-- TO DO --
Leave out the pictures and repeat the rest of the material exactly.

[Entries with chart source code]
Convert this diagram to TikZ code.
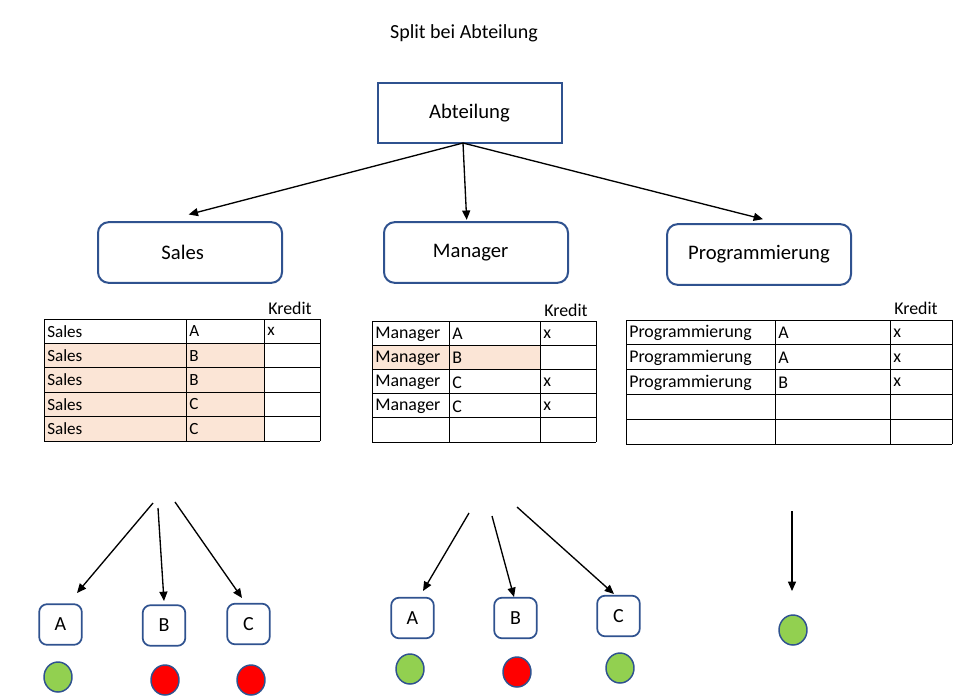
\documentclass[tikz,border=0pt]{standalone}
\usepackage{fontspec}
\setmainfont{Carlito}
\usetikzlibrary{positioning, arrows.meta}
\definecolor{boxblue}{HTML}{2F528F}
\definecolor{peach}{HTML}{FBE5D6}
\definecolor{okgreen}{HTML}{92D050}
\tikzset{
  splitbox/.style={draw=boxblue, line width=1.5pt, fill=white, minimum width=138pt, minimum height=45.5pt, font=\fontsize{15.5}{18}\selectfont},
  leafbox/.style={draw=boxblue, line width=1.3pt, rounded corners=6pt, minimum width=32pt, minimum height=30.5pt, font=\fontsize{15}{18}\selectfont},
  dot/.style={draw=boxblue, line width=1.1pt, ellipse, minimum width=21pt, minimum height=22.5pt, inner sep=0pt},
  arr/.style={-{Triangle[length=7pt,width=6pt]}, line width=1pt},
  cell/.style={anchor=west, inner sep=0pt, font=\fontsize{13.4}{15}\selectfont},
  grid/.style={line width=0.7pt}
}
\usetikzlibrary{shapes.geometric}
\begin{document}
\begin{tikzpicture}[x=0.75pt, y=-0.75pt]
\useasboundingbox (0,0) rectangle (963,697);
\node[font=\fontsize{15}{18}\selectfont] (title) at (464,33) {Split bei Abteilung};

% Entscheidung
\node[splitbox] (abt) at (469.5,113) {Abteilung};
\node[splitbox, rounded corners=8pt, text width=120pt, align=center] (sales) at (190,252.5) {\hspace*{-11pt}Sales};
\node[splitbox, rounded corners=8pt, text width=120pt, align=center] (mgr) at (476,252.5) {\hspace*{-8pt}Manager};
\node[splitbox, rounded corners=8pt] (prog) at (759,254.5) {Programmierung};

\coordinate (abtout) at (463,143);
\draw[arr] (abtout) -- ([xshift=-1pt,yshift=5pt]sales.north);
\draw[arr] (abtout) -- ([xshift=-7pt,yshift=1pt]mgr.north);
\draw[arr] (abtout) -- ([xshift=3pt,yshift=3pt]prog.north);

% Tabelle Sales
\fill[peach] (44,343.4) rectangle (264,441);
\foreach \y in {319,343.4,367.8,392.2,416.6,441} \draw[grid] (44,\y) -- (320,\y);
\foreach \x in {44,186,264,320} \draw[grid] (\x,319) -- (\x,441);
\node[cell] (krs) at (268,308) {Kredit};
\foreach \r/\a/\b/\c in {0/Sales/A/x,1/Sales/B/,2/Sales/B/,3/Sales/C/,4/Sales/C/}{
  \node[cell, font=\fontsize{12.8}{15}\selectfont] (s\r a) at (47,331.2+24.4*\r) {\a};
  \node[cell, font=\fontsize{12.8}{15}\selectfont] (s\r b) at (189,331.2+24.4*\r) {\b};
  \node[cell, font=\fontsize{12.8}{15}\selectfont] (s\r c) at (267,331.2+24.4*\r) {\c};
}

% Tabelle Manager
\fill[peach] (372,345.2) rectangle (540,369.4);
\foreach \y in {321,345.2,369.4,393.6,417.8,442} \draw[grid] (372,\y) -- (596,\y);
\foreach \x in {372,449,540,596} \draw[grid] (\x,321) -- (\x,442);
\node[cell] (krm) at (544,310) {Kredit};
\foreach \r/\a/\b/\c in {0/Manager/A/x,1/Manager/B/,2/Manager/C/x,3/Manager/C/x}{
  \node[cell] (m\r a) at (375,334+24.2*\r) {\a};
  \node[cell] (m\r b) at (452,334+24.2*\r) {\b};
  \node[cell] (m\r c) at (543,334+24.2*\r) {\c};
}

% Tabelle Programmierung
\foreach \y in {320,344.8,369.6,394.4,419.2,444} \draw[grid] (626,\y) -- (952,\y);
\foreach \x in {626,775,890,952} \draw[grid] (\x,320) -- (\x,444);
\node[cell] (krp) at (894,308) {Kredit};
\foreach \r/\a/\b/\c in {0/Programmierung/A/x,1/Programmierung/A/x,2/Programmierung/B/x}{
  \node[cell] (p\r a) at (629,333+24.8*\r) {\a};
  \node[cell] (p\r b) at (778,333+24.8*\r) {\b};
  \node[cell] (p\r c) at (893,333+24.8*\r) {\c};
}

% Blaetter Sales
\node[leafbox] (sA) at (60.5,624.5) {A};
\node[leafbox] (sB) at (164,625.5) {B};
\node[leafbox] (sC) at (248.5,624) {C};
\node[dot, fill=okgreen] (sAd) at (58,677) {};
\node[dot, fill=red] (sBd) at (165,680) {};
\node[dot, fill=red] (sCd) at (251,680) {};
\coordinate (s1) at (153,503);
\coordinate (s2) at (158,508);
\coordinate (s3) at (175,502);
\coordinate (sAin) at (77,593);
\coordinate (sBin) at (164,601);
\coordinate (sCin) at (242,598);
\draw[arr] (s1) -- (sAin);
\draw[arr] (s2) -- (sBin);
\draw[arr] (s3) -- (sCin);

% Blaetter Manager
\node[leafbox] (mA) at (412.5,618) {A};
\node[leafbox] (mB) at (515.5,618) {B};
\node[leafbox] (mC) at (618.5,616) {C};
\node[dot, fill=okgreen] (mAd) at (410,669) {};
\node[dot, fill=red] (mBd) at (517,672) {};
\node[dot, fill=okgreen] (mCd) at (620,668) {};
\coordinate (m1) at (469,513);
\coordinate (m2) at (492,516);
\coordinate (m3) at (517,507);
\coordinate (mAin) at (423,591);
\coordinate (mBin) at (514,597);
\coordinate (mCin) at (614,594);
\draw[arr] (m1) -- (mAin);
\draw[arr] (m2) -- (mBin);
\draw[arr] (m3) -- (mCin);

% Blatt Programmierung
\node[dot, fill=okgreen] (pd) at (793,630) {};
\coordinate (p1) at (792,511);
\coordinate (pin) at (792,591);
\draw[arr] (p1) -- (pin);
\end{tikzpicture}
\end{document}
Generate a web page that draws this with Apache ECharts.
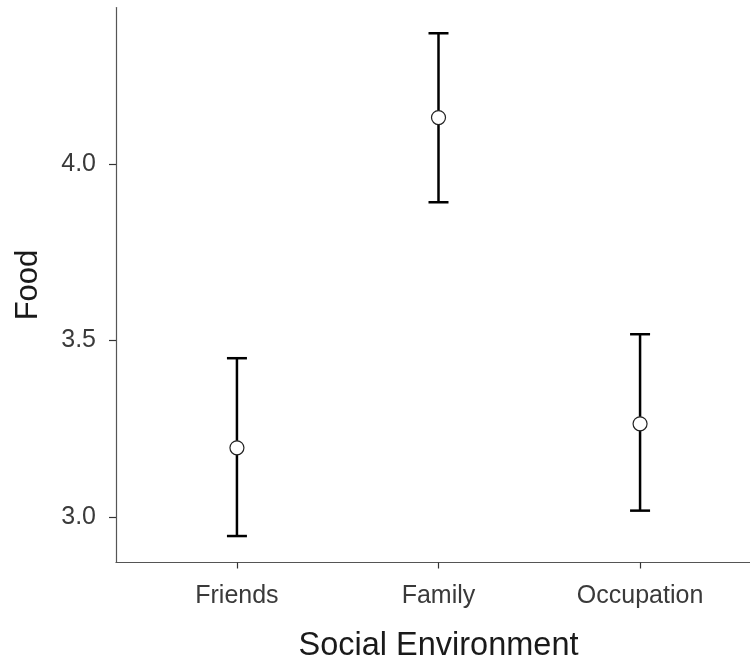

-- FINAL ANSWER --
Convert this diagram to TikZ code.
\documentclass[tikz,border=0pt]{standalone}
\usepackage{fontspec}
\setmainfont{Carlito}
\usetikzlibrary{positioning, arrows.meta}
\definecolor{boxblue}{HTML}{2F528F}
\definecolor{peach}{HTML}{FBE5D6}
\definecolor{okgreen}{HTML}{92D050}
\tikzset{
  splitbox/.style={draw=boxblue, line width=1.5pt, fill=white, minimum width=138pt, minimum height=45.5pt, font=\fontsize{15.5}{18}\selectfont},
  leafbox/.style={draw=boxblue, line width=1.3pt, rounded corners=6pt, minimum width=32pt, minimum height=30.5pt, font=\fontsize{15}{18}\selectfont},
  dot/.style={draw=boxblue, line width=1.1pt, ellipse, minimum width=21pt, minimum height=22.5pt, inner sep=0pt},
  arr/.style={-{Triangle[length=7pt,width=6pt]}, line width=1pt},
  cell/.style={anchor=west, inner sep=0pt, font=\fontsize{13.4}{15}\selectfont},
  grid/.style={line width=0.7pt}
}
\usetikzlibrary{shapes.geometric}
\begin{document}
\begin{tikzpicture}[x=0.75pt, y=-0.75pt]
\useasboundingbox (0,0) rectangle (963,697);
\node[font=\fontsize{15}{18}\selectfont] (title) at (464,33) {Split bei Abteilung};

% Entscheidung
\node[splitbox] (abt) at (469.5,113) {Abteilung};
\node[splitbox, rounded corners=8pt, text width=120pt, align=center] (sales) at (190,252.5) {\hspace*{-11pt}Sales};
\node[splitbox, rounded corners=8pt, text width=120pt, align=center] (mgr) at (476,252.5) {\hspace*{-8pt}Manager};
\node[splitbox, rounded corners=8pt] (prog) at (759,254.5) {Programmierung};

\coordinate (abtout) at (463,143);
\draw[arr] (abtout) -- ([xshift=-1pt,yshift=5pt]sales.north);
\draw[arr] (abtout) -- ([xshift=-7pt,yshift=1pt]mgr.north);
\draw[arr] (abtout) -- ([xshift=3pt,yshift=3pt]prog.north);

% Tabelle Sales
\fill[peach] (44,343.4) rectangle (264,441);
\foreach \y in {319,343.4,367.8,392.2,416.6,441} \draw[grid] (44,\y) -- (320,\y);
\foreach \x in {44,186,264,320} \draw[grid] (\x,319) -- (\x,441);
\node[cell] (krs) at (268,308) {Kredit};
\foreach \r/\a/\b/\c in {0/Sales/A/x,1/Sales/B/,2/Sales/B/,3/Sales/C/,4/Sales/C/}{
  \node[cell, font=\fontsize{12.8}{15}\selectfont] (s\r a) at (47,331.2+24.4*\r) {\a};
  \node[cell, font=\fontsize{12.8}{15}\selectfont] (s\r b) at (189,331.2+24.4*\r) {\b};
  \node[cell, font=\fontsize{12.8}{15}\selectfont] (s\r c) at (267,331.2+24.4*\r) {\c};
}

% Tabelle Manager
\fill[peach] (372,345.2) rectangle (540,369.4);
\foreach \y in {321,345.2,369.4,393.6,417.8,442} \draw[grid] (372,\y) -- (596,\y);
\foreach \x in {372,449,540,596} \draw[grid] (\x,321) -- (\x,442);
\node[cell] (krm) at (544,310) {Kredit};
\foreach \r/\a/\b/\c in {0/Manager/A/x,1/Manager/B/,2/Manager/C/x,3/Manager/C/x}{
  \node[cell] (m\r a) at (375,334+24.2*\r) {\a};
  \node[cell] (m\r b) at (452,334+24.2*\r) {\b};
  \node[cell] (m\r c) at (543,334+24.2*\r) {\c};
}

% Tabelle Programmierung
\foreach \y in {320,344.8,369.6,394.4,419.2,444} \draw[grid] (626,\y) -- (952,\y);
\foreach \x in {626,775,890,952} \draw[grid] (\x,320) -- (\x,444);
\node[cell] (krp) at (894,308) {Kredit};
\foreach \r/\a/\b/\c in {0/Programmierung/A/x,1/Programmierung/A/x,2/Programmierung/B/x}{
  \node[cell] (p\r a) at (629,333+24.8*\r) {\a};
  \node[cell] (p\r b) at (778,333+24.8*\r) {\b};
  \node[cell] (p\r c) at (893,333+24.8*\r) {\c};
}

% Blaetter Sales
\node[leafbox] (sA) at (60.5,624.5) {A};
\node[leafbox] (sB) at (164,625.5) {B};
\node[leafbox] (sC) at (248.5,624) {C};
\node[dot, fill=okgreen] (sAd) at (58,677) {};
\node[dot, fill=red] (sBd) at (165,680) {};
\node[dot, fill=red] (sCd) at (251,680) {};
\coordinate (s1) at (153,503);
\coordinate (s2) at (158,508);
\coordinate (s3) at (175,502);
\coordinate (sAin) at (77,593);
\coordinate (sBin) at (164,601);
\coordinate (sCin) at (242,598);
\draw[arr] (s1) -- (sAin);
\draw[arr] (s2) -- (sBin);
\draw[arr] (s3) -- (sCin);

% Blaetter Manager
\node[leafbox] (mA) at (412.5,618) {A};
\node[leafbox] (mB) at (515.5,618) {B};
\node[leafbox] (mC) at (618.5,616) {C};
\node[dot, fill=okgreen] (mAd) at (410,669) {};
\node[dot, fill=red] (mBd) at (517,672) {};
\node[dot, fill=okgreen] (mCd) at (620,668) {};
\coordinate (m1) at (469,513);
\coordinate (m2) at (492,516);
\coordinate (m3) at (517,507);
\coordinate (mAin) at (423,591);
\coordinate (mBin) at (514,597);
\coordinate (mCin) at (614,594);
\draw[arr] (m1) -- (mAin);
\draw[arr] (m2) -- (mBin);
\draw[arr] (m3) -- (mCin);

% Blatt Programmierung
\node[dot, fill=okgreen] (pd) at (793,630) {};
\coordinate (p1) at (792,511);
\coordinate (pin) at (792,591);
\draw[arr] (p1) -- (pin);
\end{tikzpicture}
\end{document}
Generate a web page that draws this with Apache ECharts.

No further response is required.